#### [Brief]
Restate the data word for word and leave the images out.

#### [Source data]
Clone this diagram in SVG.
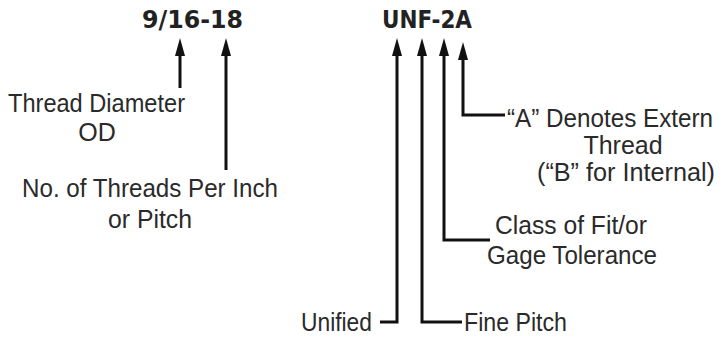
<svg xmlns="http://www.w3.org/2000/svg" width="722" height="337" viewBox="0 0 722 337">
<style>
.t{font-family:"Liberation Sans Narrow","Liberation Sans",Arial,sans-serif;font-size:25px;fill:#2a2a2a}
.h{font-family:"DejaVu Sans","Liberation Sans",sans-serif;font-weight:bold;font-size:25px;fill:#222}
.c{fill:none;stroke:#111;stroke-width:3}
</style>
<defs>
<marker id="ah" viewBox="0 0 18 10" refX="10" refY="5" markerWidth="18" markerHeight="10" markerUnits="userSpaceOnUse" orient="auto">
<path d="M0,0 L18,5 L0,10 z" fill="#111"/>
</marker>
</defs>
<rect width="722" height="337" fill="#fff"/>
<g id="title1"><text class="h" x="142" y="28" textLength="101" lengthAdjust="spacingAndGlyphs">9/16-18</text></g>
<g id="title2"><text class="h" x="382" y="28" textLength="90" lengthAdjust="spacingAndGlyphs">UNF-2A</text></g>
<g id="connectors">
<path class="c" d="M180,88 V46" marker-end="url(#ah)"/>
<path class="c" d="M226,170 V46" marker-end="url(#ah)"/>
<path class="c" d="M380,322 H397 V46" marker-end="url(#ah)"/>
<path class="c" d="M462,322 H422 V46" marker-end="url(#ah)"/>
<path class="c" d="M490,240 H444 V46" marker-end="url(#ah)"/>
<path class="c" d="M505,115 H463 V50" marker-end="url(#ah)"/>
</g>
<g id="n-diameter">
<text class="t" x="8" y="112" textLength="177" lengthAdjust="spacingAndGlyphs">Thread Diameter</text>
<text class="t" x="97" y="141" text-anchor="middle">OD</text>
</g>
<g id="n-tpi">
<text class="t" x="22" y="197" textLength="256" lengthAdjust="spacingAndGlyphs">No. of Threads Per Inch</text>
<text class="t" x="108" y="228" textLength="84" lengthAdjust="spacingAndGlyphs">or Pitch</text>
</g>
<g id="n-extern">
<text class="t" x="507" y="127" textLength="206" lengthAdjust="spacingAndGlyphs">“A” Denotes Extern</text>
<text class="t" x="623" y="154" text-anchor="middle">Thread</text>
<text class="t" x="537" y="181" textLength="178" lengthAdjust="spacingAndGlyphs">(“B” for Internal)</text>
</g>
<g id="n-class">
<text class="t" x="495" y="234" textLength="152" lengthAdjust="spacingAndGlyphs">Class of Fit/or</text>
<text class="t" x="487" y="264" textLength="170" lengthAdjust="spacingAndGlyphs">Gage Tolerance</text>
</g>
<g id="n-unified"><text class="t" x="301" y="331" textLength="71" lengthAdjust="spacingAndGlyphs">Unified</text></g>
<g id="n-fine"><text class="t" x="464" y="331" textLength="103" lengthAdjust="spacingAndGlyphs">Fine Pitch</text></g>
</svg>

#### [Written solution]
Clone this diagram in SVG.
<svg xmlns="http://www.w3.org/2000/svg" width="722" height="337" viewBox="0 0 722 337">
<style>
.t{font-family:"Liberation Sans Narrow","Liberation Sans",Arial,sans-serif;font-size:25px;fill:#2a2a2a}
.h{font-family:"DejaVu Sans","Liberation Sans",sans-serif;font-weight:bold;font-size:25px;fill:#222}
.c{fill:none;stroke:#111;stroke-width:3}
</style>
<defs>
<marker id="ah" viewBox="0 0 18 10" refX="10" refY="5" markerWidth="18" markerHeight="10" markerUnits="userSpaceOnUse" orient="auto">
<path d="M0,0 L18,5 L0,10 z" fill="#111"/>
</marker>
</defs>
<rect width="722" height="337" fill="#fff"/>
<g id="title1"><text class="h" x="142" y="28" textLength="101" lengthAdjust="spacingAndGlyphs">9/16-18</text></g>
<g id="title2"><text class="h" x="382" y="28" textLength="90" lengthAdjust="spacingAndGlyphs">UNF-2A</text></g>
<g id="connectors">
<path class="c" d="M180,88 V46" marker-end="url(#ah)"/>
<path class="c" d="M226,170 V46" marker-end="url(#ah)"/>
<path class="c" d="M380,322 H397 V46" marker-end="url(#ah)"/>
<path class="c" d="M462,322 H422 V46" marker-end="url(#ah)"/>
<path class="c" d="M490,240 H444 V46" marker-end="url(#ah)"/>
<path class="c" d="M505,115 H463 V50" marker-end="url(#ah)"/>
</g>
<g id="n-diameter">
<text class="t" x="8" y="112" textLength="177" lengthAdjust="spacingAndGlyphs">Thread Diameter</text>
<text class="t" x="97" y="141" text-anchor="middle">OD</text>
</g>
<g id="n-tpi">
<text class="t" x="22" y="197" textLength="256" lengthAdjust="spacingAndGlyphs">No. of Threads Per Inch</text>
<text class="t" x="108" y="228" textLength="84" lengthAdjust="spacingAndGlyphs">or Pitch</text>
</g>
<g id="n-extern">
<text class="t" x="507" y="127" textLength="206" lengthAdjust="spacingAndGlyphs">“A” Denotes Extern</text>
<text class="t" x="623" y="154" text-anchor="middle">Thread</text>
<text class="t" x="537" y="181" textLength="178" lengthAdjust="spacingAndGlyphs">(“B” for Internal)</text>
</g>
<g id="n-class">
<text class="t" x="495" y="234" textLength="152" lengthAdjust="spacingAndGlyphs">Class of Fit/or</text>
<text class="t" x="487" y="264" textLength="170" lengthAdjust="spacingAndGlyphs">Gage Tolerance</text>
</g>
<g id="n-unified"><text class="t" x="301" y="331" textLength="71" lengthAdjust="spacingAndGlyphs">Unified</text></g>
<g id="n-fine"><text class="t" x="464" y="331" textLength="103" lengthAdjust="spacingAndGlyphs">Fine Pitch</text></g>
</svg>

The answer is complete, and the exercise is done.